Nightdriving
November 14th, 2022
I just couldn't avoid it.
God, I tried and tried to reschedule and reshuffle my things to avoid it, but to no avail. I had to drive at night this weekend. It was supposed to be only around 7 pm but since the sun goes down now around 4 pm the darkness was going to be total. And the first 7 kilometers (before I would get to the main expressway) were through the deep and unforgiving forest on a narrow and winding road.
This is only an irrational fear, I know. Other people drive at night, in the rain or snow, without a problem or a second thought. But I am not other people. I am me. And I don't like it. And even though I spend a fortune on glasses that might assist me in situations like that, it only helps me lower my apprehension a tiny bit. I don't feel in control driving at night. There are too many shadows moving and lurking along the streets and roads. Headlights blend with each other and with the streetlights to take away my ability of depth perception. The road surface always looks wet and slippery. I feel nervous and distracted (and distraught as well).
It was no different this time. I wasn't driving as much as I was crawling at 20 kilometers per hour with a tight grip on a steering wheel and eyes scanning from side to side for any animals which might be crossing the road. The road that I know well was a surprise, with each turn appearing suddenly in the headlights. There were definitely more turns than I remembered from driving there in the daylight. And then the headlights of a car driving in the opposite direction completely made me lose my cool as that car whizzed by at a high rate of speed.

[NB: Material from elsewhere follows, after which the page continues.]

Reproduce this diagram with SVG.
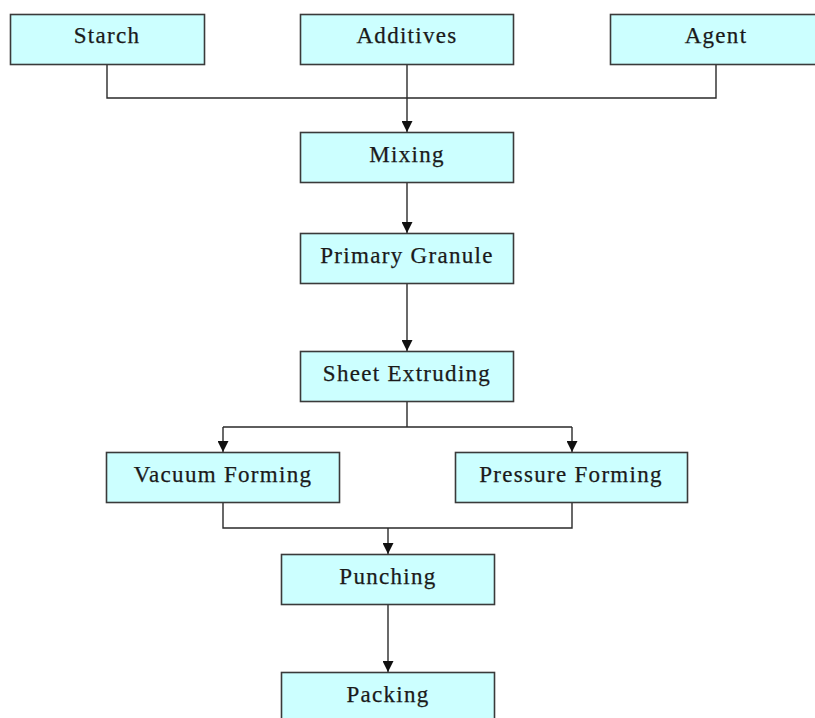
<svg xmlns="http://www.w3.org/2000/svg" width="815" height="718" viewBox="0 0 815 718">
<style>
.box{fill:#CCFFFF;stroke:#3a3a3a;stroke-width:1.6}
.lbl{font-family:"Liberation Serif","Times New Roman",serif;font-size:23px;letter-spacing:1.3px;fill:#1a1a1a;stroke:#1a1a1a;stroke-width:0.25;text-anchor:middle}
.con{fill:none;stroke:#2a2a2a;stroke-width:1.4}
</style>
<defs>
<marker id="arr" markerUnits="userSpaceOnUse" markerWidth="12" markerHeight="11" refX="10" refY="5" orient="auto" viewBox="0 0 10 10">
<path d="M0,0 L10,5 L0,10 z" fill="#111"/>
</marker>
</defs>
<rect width="815" height="718" fill="#fff"/>
<g id="connectors">
<path class="con" d="M107,65 V98 H716 V65"/>
<path class="con" d="M407,65 V132" marker-end="url(#arr)"/>
<path class="con" d="M407,183 V233" marker-end="url(#arr)"/>
<path class="con" d="M407,284 V351" marker-end="url(#arr)"/>
<path class="con" d="M407,402 V427 M223,427 H572"/>
<path class="con" d="M223,427 V452" marker-end="url(#arr)"/>
<path class="con" d="M572,427 V452" marker-end="url(#arr)"/>
<path class="con" d="M223,503 V528 H572 V503"/>
<path class="con" d="M388,528 V554" marker-end="url(#arr)"/>
<path class="con" d="M388,605 V672" marker-end="url(#arr)"/>
</g>
<g id="starch"><rect class="box" x="10.5" y="14.5" width="194" height="50"/><text class="lbl" x="107" y="43">Starch</text></g>
<g id="additives"><rect class="box" x="300.5" y="14.5" width="213" height="50"/><text class="lbl" x="407" y="43">Additives</text></g>
<g id="agent"><rect class="box" x="610.5" y="14.5" width="220" height="50"/><text class="lbl" x="716" y="43">Agent</text></g>
<g id="mixing"><rect class="box" x="300.5" y="132.5" width="213" height="50"/><text class="lbl" x="407" y="162">Mixing</text></g>
<g id="primary-granule"><rect class="box" x="300.5" y="233.5" width="213" height="50"/><text class="lbl" x="407" y="263">Primary Granule</text></g>
<g id="sheet-extruding"><rect class="box" x="300.5" y="351.5" width="213" height="50"/><text class="lbl" x="407" y="381">Sheet Extruding</text></g>
<g id="vacuum-forming"><rect class="box" x="106.5" y="452.5" width="233" height="50"/><text class="lbl" x="223" y="482">Vacuum Forming</text></g>
<g id="pressure-forming"><rect class="box" x="455.5" y="452.5" width="232" height="50"/><text class="lbl" x="571" y="482">Pressure Forming</text></g>
<g id="punching"><rect class="box" x="281.5" y="554.5" width="213" height="50"/><text class="lbl" x="388" y="584">Punching</text></g>
<g id="packing"><rect class="box" x="281.5" y="672.5" width="213" height="60"/><text class="lbl" x="388" y="702">Packing</text></g>
</svg>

Ok, that was a lie — that sentence above. There was no coolness in me from the beginning, so there was nothing for me to lose. But that sudden and uneventful incident did something I cannot explain. I became hyper-aware. I wasn't just concentrating (and dreading at the same time) on driving. Instantly, I realized that I can see and recognize different shades of darkness. I saw some very tiny and out-of-place lights in the forest and on the road ahead. I became aware of the moon behind the night clouds, and I became aware of the totality of sensory stimuli which surrounded me right then. I wasn't afraid anymore, I was curious.